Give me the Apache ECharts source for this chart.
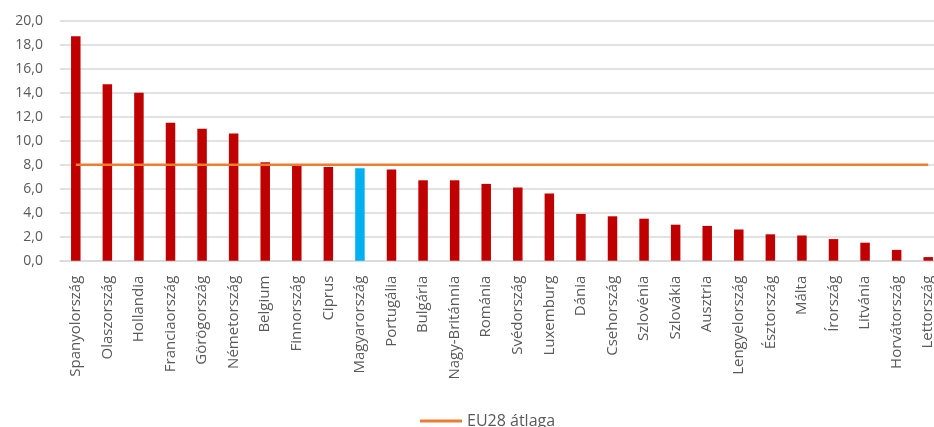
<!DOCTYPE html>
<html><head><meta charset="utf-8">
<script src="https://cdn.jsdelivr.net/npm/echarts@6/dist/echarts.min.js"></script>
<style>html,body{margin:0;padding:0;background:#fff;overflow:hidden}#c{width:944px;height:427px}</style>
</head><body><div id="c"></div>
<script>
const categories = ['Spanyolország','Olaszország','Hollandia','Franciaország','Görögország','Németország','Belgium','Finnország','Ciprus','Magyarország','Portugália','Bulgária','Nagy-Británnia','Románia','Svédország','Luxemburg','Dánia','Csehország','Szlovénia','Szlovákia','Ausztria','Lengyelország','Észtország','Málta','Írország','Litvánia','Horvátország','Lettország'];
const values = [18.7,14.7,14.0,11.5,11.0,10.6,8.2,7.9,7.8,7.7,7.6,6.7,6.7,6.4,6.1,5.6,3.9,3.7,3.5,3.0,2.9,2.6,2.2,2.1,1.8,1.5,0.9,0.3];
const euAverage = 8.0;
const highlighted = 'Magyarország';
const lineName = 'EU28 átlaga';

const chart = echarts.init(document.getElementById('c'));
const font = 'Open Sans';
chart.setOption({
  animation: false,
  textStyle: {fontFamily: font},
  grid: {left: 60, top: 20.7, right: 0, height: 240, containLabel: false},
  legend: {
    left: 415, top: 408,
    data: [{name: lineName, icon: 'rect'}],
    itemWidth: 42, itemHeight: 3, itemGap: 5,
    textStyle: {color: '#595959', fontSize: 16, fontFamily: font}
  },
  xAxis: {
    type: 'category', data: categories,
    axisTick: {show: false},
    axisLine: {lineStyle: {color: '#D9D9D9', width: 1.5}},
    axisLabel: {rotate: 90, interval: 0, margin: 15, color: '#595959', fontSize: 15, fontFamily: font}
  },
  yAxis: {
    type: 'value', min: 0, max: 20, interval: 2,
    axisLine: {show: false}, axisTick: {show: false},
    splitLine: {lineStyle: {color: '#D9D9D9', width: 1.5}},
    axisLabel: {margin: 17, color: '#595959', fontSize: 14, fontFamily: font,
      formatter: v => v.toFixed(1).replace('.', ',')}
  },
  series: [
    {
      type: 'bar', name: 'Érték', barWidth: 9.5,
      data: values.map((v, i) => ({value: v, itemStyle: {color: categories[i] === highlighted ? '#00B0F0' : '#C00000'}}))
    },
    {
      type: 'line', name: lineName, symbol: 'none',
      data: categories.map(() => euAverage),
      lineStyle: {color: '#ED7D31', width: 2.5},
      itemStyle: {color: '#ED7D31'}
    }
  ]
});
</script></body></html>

*Given request*
Up to and including the line with "const lineName = 'EU28 átlaga';", copy the data above from its first line. Skip pictures.

*Solution to this problem*
Give me the Apache ECharts source for this chart.
<!DOCTYPE html>
<html><head><meta charset="utf-8">
<script src="https://cdn.jsdelivr.net/npm/echarts@6/dist/echarts.min.js"></script>
<style>html,body{margin:0;padding:0;background:#fff;overflow:hidden}#c{width:944px;height:427px}</style>
</head><body><div id="c"></div>
<script>
const categories = ['Spanyolország','Olaszország','Hollandia','Franciaország','Görögország','Németország','Belgium','Finnország','Ciprus','Magyarország','Portugália','Bulgária','Nagy-Británnia','Románia','Svédország','Luxemburg','Dánia','Csehország','Szlovénia','Szlovákia','Ausztria','Lengyelország','Észtország','Málta','Írország','Litvánia','Horvátország','Lettország'];
const values = [18.7,14.7,14.0,11.5,11.0,10.6,8.2,7.9,7.8,7.7,7.6,6.7,6.7,6.4,6.1,5.6,3.9,3.7,3.5,3.0,2.9,2.6,2.2,2.1,1.8,1.5,0.9,0.3];
const euAverage = 8.0;
const highlighted = 'Magyarország';
const lineName = 'EU28 átlaga';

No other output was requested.